■ **Short task**: Your task is to filter the data below down to the lines holding "LaTeX".

══ Data provided

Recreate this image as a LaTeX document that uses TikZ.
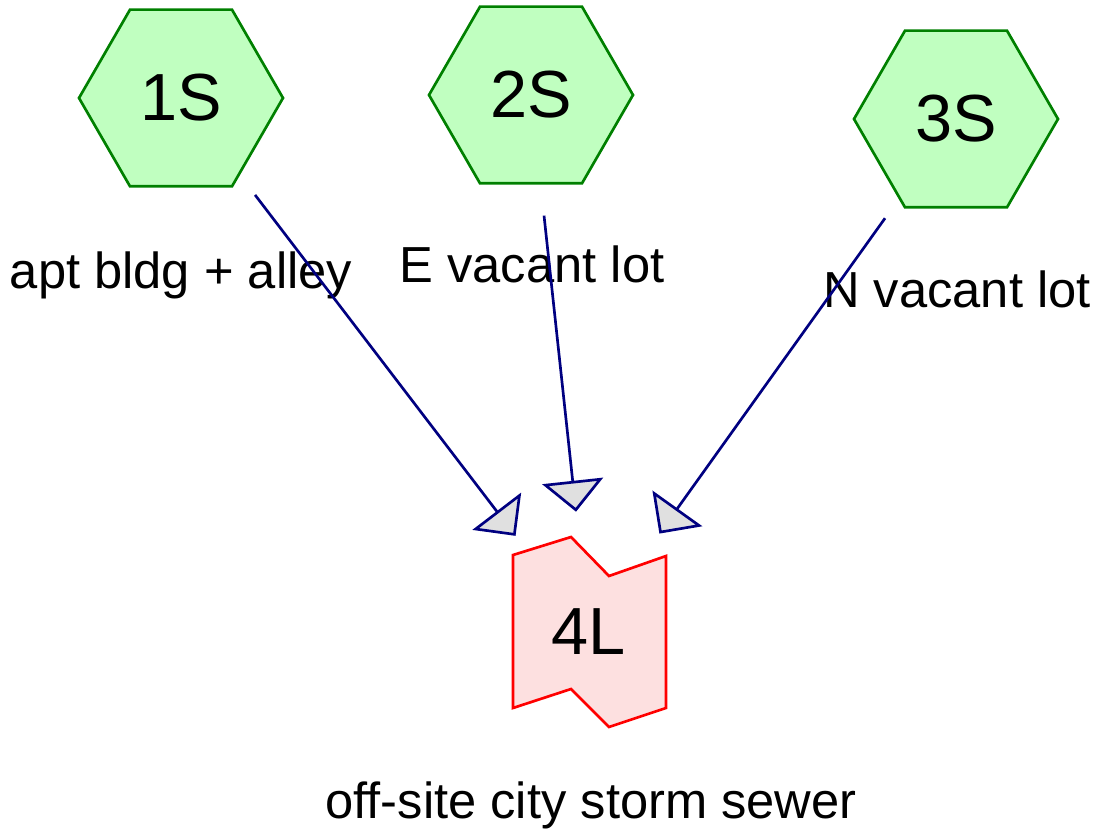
\documentclass[tikz,border=0pt]{standalone}
\usepackage{fontspec}
\setmainfont{Liberation Sans}
\usetikzlibrary{shapes.geometric,arrows.meta,calc}
\definecolor{hexfill}{RGB}{192,255,192}
\definecolor{hexline}{RGB}{0,128,0}
\definecolor{lfill}{RGB}{253,224,224}
\definecolor{lline}{RGB}{255,0,0}
\definecolor{arrline}{RGB}{0,0,128}
\definecolor{arrfill}{RGB}{224,224,224}
\tikzset{
  hexa/.style={regular polygon, regular polygon sides=6, minimum size=153pt,
    inner sep=0pt, outer sep=0pt, draw=hexline, fill=hexfill, line width=2pt,
    font=\fontsize{50}{58}\selectfont, text=black},
  lnode/.style={circle, minimum size=181.5pt, inner sep=0pt, outer sep=0pt,
    font=\fontsize{50}{58}\selectfont, text=black},
  lbl/.style={anchor=base, inner sep=0pt, font=\fontsize{38}{45}\selectfont, text=black},
  flow/.style={draw=arrline, line width=2pt,
    -{Triangle[width=45.75pt,length=23.25pt,fill=arrfill]}},
}
\begin{document}
\begin{tikzpicture}[x=0.75pt,y=-0.75pt]
\useasboundingbox (0,0) rectangle (1103,834);
% hexagons
\node[hexa] (s1) at (181,98) {\raisebox{-3pt}{1S}};
\node[hexa] (s2) at (531,95) {\raisebox{-3pt}{2S}};
\node[hexa] (s3) at (956,119) {\raisebox{-3pt}{3S}};
% 4L shape
\coordinate (lc) at (589,632);
\filldraw[draw=lline, fill=lfill, line width=2pt, line join=miter]
  ($(lc)+(-76,-77)$) -- ($(lc)+(-18,-95)$) -- ($(lc)+(20,-56)$) -- ($(lc)+(77,-76)$)
  -- ($(lc)+(77,76)$) -- ($(lc)+(20,95)$) -- ($(lc)+(-18,57)$) -- ($(lc)+(-76,76)$) -- cycle;
\node[lnode] (l4) at (lc) {\raisebox{-12pt}{4L}};
% labels
\node[lbl] (t1) at (181,289) {apt bldg + alley};
\node[lbl] (t2) at (532,283) {E vacant lot};
\node[lbl] (t3) at (957,307) {N vacant lot};
\node[lbl] (t4) at (591,818) {off-site city storm sewer};
% connectors
\draw[flow] ($(s1.center)!91.5pt!(l4.center)$) -- (l4);
\draw[flow] ($(s2.center)!91pt!(l4.center)$) -- (l4);
\draw[flow] ($(s3.center)!91.5pt!(l4.center)$) -- (l4);
\end{tikzpicture}
\end{document}
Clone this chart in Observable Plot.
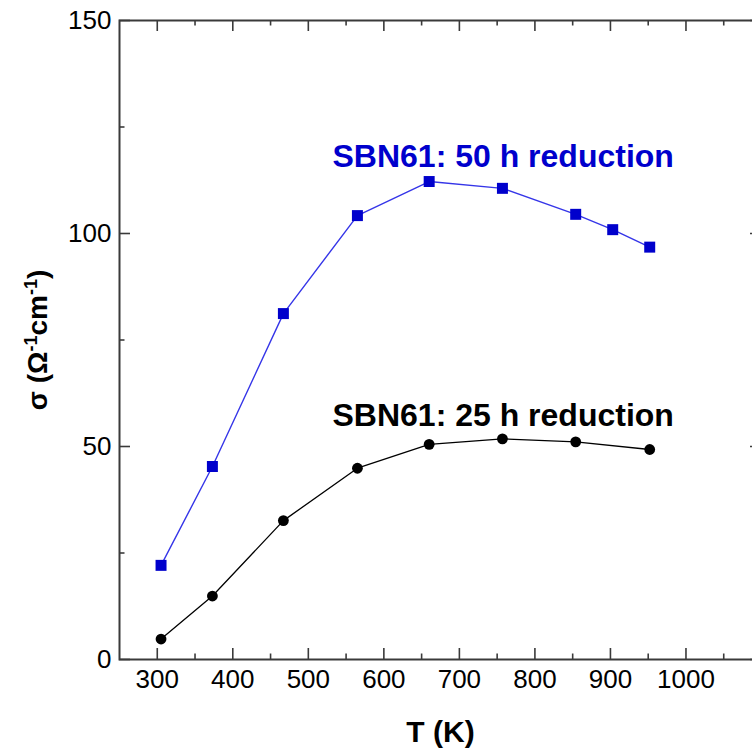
<!DOCTYPE html>
<html>
<head>
<meta charset="utf-8">
<script src="https://cdn.jsdelivr.net/npm/d3@7"></script>
<script src="https://cdn.jsdelivr.net/npm/@observablehq/plot@0.6"></script>
<style>
  html, body { margin: 0; padding: 0; background: #fff; }
  #chart { width: 752px; height: 748px; overflow: hidden; }
  #chart svg g[aria-label="x-axis tick label"],
  #chart svg g[aria-label="y-axis tick label"] { font-size: 26px; }
</style>
</head>
<body>
<div id="chart"></div>
<script>
// Conductivity of reduced SBN61 vs temperature
const temp50 = [305, 373, 467, 565, 660, 757, 854, 903, 952];
const sigma50 = [22.1, 45.3, 81.2, 104.2, 112.2, 110.6, 104.5, 100.9, 96.8];

const temp25 = [305, 373, 467, 565, 660, 757, 854, 952];
const sigma25 = [4.8, 14.9, 32.6, 44.9, 50.5, 51.8, 51.1, 49.3];

const xMajor = [300, 400, 500, 600, 700, 800, 900, 1000];
const xMinor = [350, 450, 550, 650, 750, 850, 950, 1050];
const yMajor = [0, 50, 100, 150];
const yMinor = [25, 75, 125];

const seriesLabels = ["SBN61: 50 h reduction", "SBN61: 25 h reduction"];
const labelT = [532, 532];
const labelSigma = [118, 57.3];

const xTitle = "T (K)";
const yTitle = "σ (Ω-1cm-1)";

const rows50 = temp50.map((t, i) => ({t, s: sigma50[i]}));
const rows25 = temp25.map((t, i) => ({t, s: sigma25[i]}));
const notes = seriesLabels.map((text, i) => ({text, t: labelT[i], s: labelSigma[i]}));

const W = 752, H = 748;
const mL = 119, mR = -9, mT = 20, mB = 89;
const frameW = W - mR - mL;
const frameH = H - mB - mT;
const major = 11, minor = 5.5;
const axisColor = "#3a3a3a";

const blue = "#0000cc";

const chart = Plot.plot({
  width: W,
  height: H,
  marginLeft: mL,
  marginRight: mR,
  marginTop: mT,
  marginBottom: mB,
  style: {fontFamily: "'Liberation Sans', Arial, sans-serif", fontSize: "26px", color: "#000", background: "#fff"},
  x: {domain: [250, 1100]},
  y: {domain: [0, 150]},
  marks: [
    // inward ticks on all four sides
    Plot.tickX(xMajor, {x: d => d, insetTop: frameH - major, stroke: axisColor, strokeWidth: 1.6}),
    Plot.tickX(xMinor, {x: d => d, insetTop: frameH - minor, stroke: axisColor, strokeWidth: 1.6}),
    Plot.tickX(xMajor, {x: d => d, insetBottom: frameH - major, stroke: axisColor, strokeWidth: 1.6}),
    Plot.tickX(xMinor, {x: d => d, insetBottom: frameH - minor, stroke: axisColor, strokeWidth: 1.6}),
    Plot.tickY(yMajor, {y: d => d, insetRight: frameW - major, stroke: axisColor, strokeWidth: 1.6}),
    Plot.tickY(yMinor, {y: d => d, insetRight: frameW - minor, stroke: axisColor, strokeWidth: 1.6}),
    Plot.tickY(yMajor, {y: d => d, insetLeft: frameW - major, stroke: axisColor, strokeWidth: 1.6}),
    Plot.tickY(yMinor, {y: d => d, insetLeft: frameW - minor, stroke: axisColor, strokeWidth: 1.6}),
    Plot.frame({stroke: axisColor, strokeWidth: 2}),
    Plot.axisX({ticks: xMajor, tickSize: 0, tickPadding: 10, label: null, tickFormat: d => String(d)}),
    Plot.axisY({ticks: yMajor, tickSize: 0, tickPadding: 8, label: null, tickFormat: d => String(d)}),

    // series
    Plot.line(rows50, {x: "t", y: "s", stroke: "#3535e8", strokeWidth: 1.4}),
    Plot.dot(rows50, {x: "t", y: "s", symbol: "square", r: 6.2, fill: blue, stroke: "none"}),
    Plot.line(rows25, {x: "t", y: "s", stroke: "#000", strokeWidth: 1.3}),
    Plot.dot(rows25, {x: "t", y: "s", symbol: "circle", r: 5.4, fill: "#000", stroke: "none"}),

    // series annotations
    Plot.text(notes, {x: "t", y: "s", text: "text", textAnchor: "start", lineAnchor: "middle",
      fontSize: 32, fontWeight: "bold", fill: (d, i) => i === 0 ? blue : "#000"}),

    // axis titles
    Plot.text([xTitle], {text: d => d, frameAnchor: "bottom", dy: 82, lineAnchor: "bottom",
      fontSize: 30, fontWeight: "bold"}),
    Plot.text([yTitle], {text: d => d, x: () => 250, y: () => 75, dx: -81, rotate: -90,
      textAnchor: "middle", lineAnchor: "middle", fontSize: 28, fontWeight: "bold"})
  ]
});

document.getElementById("chart").appendChild(chart);

// Render the "-1" exponents of the y title as superscripts
d3.select(chart).selectAll("text").filter(function() { return this.textContent === yTitle; })
  .each(function() {
    const t = d3.select(this);
    t.text(null);
    const parts = [["σ (Ω", false], ["-1", true], ["cm", false], ["-1", true], [")", false]];
    parts.forEach(([s, sup]) => {
      const sp = t.append("tspan").text(s);
      if (sup) sp.attr("baseline-shift", "super").attr("font-size", "18px");
    });
  });
</script>
</body>
</html>
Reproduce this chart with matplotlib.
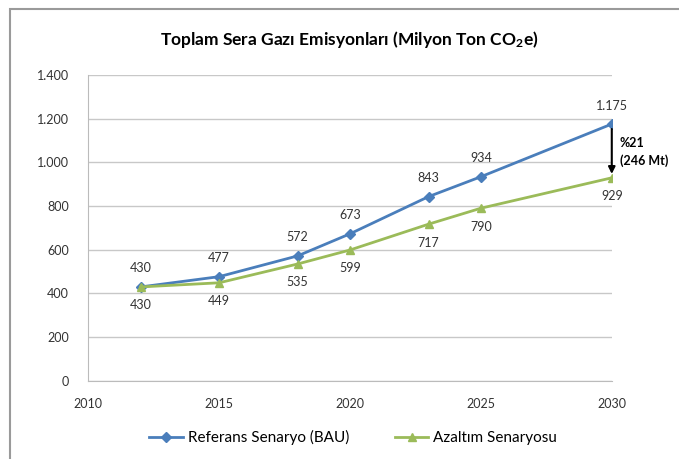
import matplotlib.pyplot as plt
from matplotlib.patches import Rectangle

years = [2012, 2015, 2018, 2020, 2023, 2025, 2030]
bau = [430, 477, 572, 673, 843, 934, 1175]
azaltim = [430, 449, 535, 599, 717, 790, 929]
bau_labels = ['430', '477', '572', '673', '843', '934', '1.175']
az_labels = ['430', '449', '535', '599', '717', '790', '929']
yticks = [0, 200, 400, 600, 800, 1000, 1200, 1400]
ytick_labels = ['0', '200', '400', '600', '800', '1.000', '1.200', '1.400']
xticks = [2010, 2015, 2020, 2025, 2030]

plt.rcParams['font.family'] = ['Lato', 'DejaVu Sans']
plt.rcParams['mathtext.default'] = 'regular'

fig = plt.figure(figsize=(6.79, 4.59), dpi=100)
ax = fig.add_axes([0.130, 0.170, 0.771, 0.667])

# cerceve
fig.patches.append(Rectangle((0.015, -0.01), 1.0, 0.99, transform=fig.transFigure,
                             fill=False, edgecolor='#9a9a9a', linewidth=1.5))

mavi = '#4A7EBB'
yesil = '#9BBB59'
ax.plot(years, bau, color=mavi, marker='D', markersize=5, linewidth=2,
        label='Referans Senaryo (BAU)')
ax.plot(years, azaltim, color=yesil, marker='^', markersize=6, linewidth=2,
        label='Azaltım Senaryosu')

for x, y, t in zip(years, bau, bau_labels):
    ax.annotate(t, (x, y), xytext=(0, 9), textcoords='offset points',
                ha='center', va='bottom', fontsize=9, color='#333333')
for x, y, t in zip(years, azaltim, az_labels):
    ax.annotate(t, (x, y), xytext=(0, -9), textcoords='offset points',
                ha='center', va='top', fontsize=9, color='#333333')

# fark oku
ax.annotate('', xy=(2030, azaltim[-1] + 5), xytext=(2030, bau[-1] - 10),
            arrowprops=dict(arrowstyle='-|>', color='black', lw=1.5))
ax.text(2030.3, 1045, '%21\n(246 Mt)', fontsize=9, fontweight='bold',
        va='center', ha='left', linespacing=1.5, clip_on=False)

ax.set_xlim(2010, 2030)
ax.set_ylim(0, 1400)
ax.set_xticks(xticks)
ax.set_yticks(yticks)
ax.set_yticklabels(ytick_labels)
ax.tick_params(labelsize=9, colors='#333333', length=0)
ax.tick_params(axis='y', pad=14)
ax.tick_params(axis='x', pad=12)
ax.grid(axis='y', color='#c8c8c8', linewidth=1)
ax.set_axisbelow(True)
for s in ['top', 'right']:
    ax.spines[s].set_visible(False)
for s in ['left', 'bottom']:
    ax.spines[s].set_color('#bbbbbb')

fig.text(0.515, 0.915, 'Toplam Sera Gazı Emisyonları (Milyon Ton CO$_2$e)',
         ha='center', va='center', fontsize=12.5, fontweight='bold')

fig.legend(loc='lower center', bbox_to_anchor=(0.52, 0.0), ncol=2, frameon=False,
           fontsize=11, columnspacing=3, handlelength=2.2, handletextpad=0.3)

plt.savefig('out.png', dpi=100)
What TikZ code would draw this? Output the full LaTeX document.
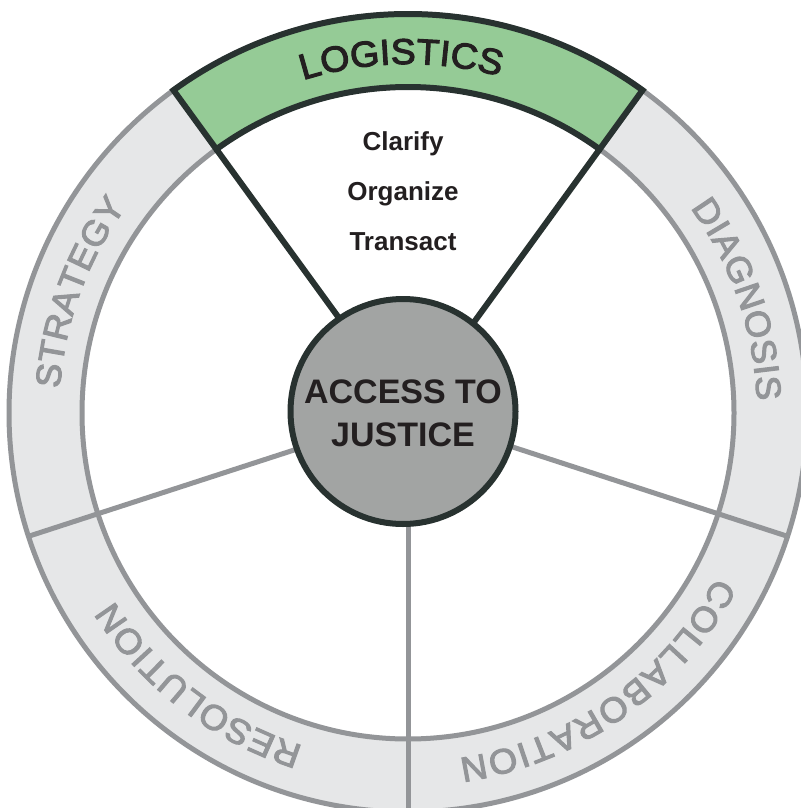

════

■ **Result of the task**:
Recreate this image as a LaTeX document that uses TikZ.
What TikZ code would draw this? Output the full LaTeX document.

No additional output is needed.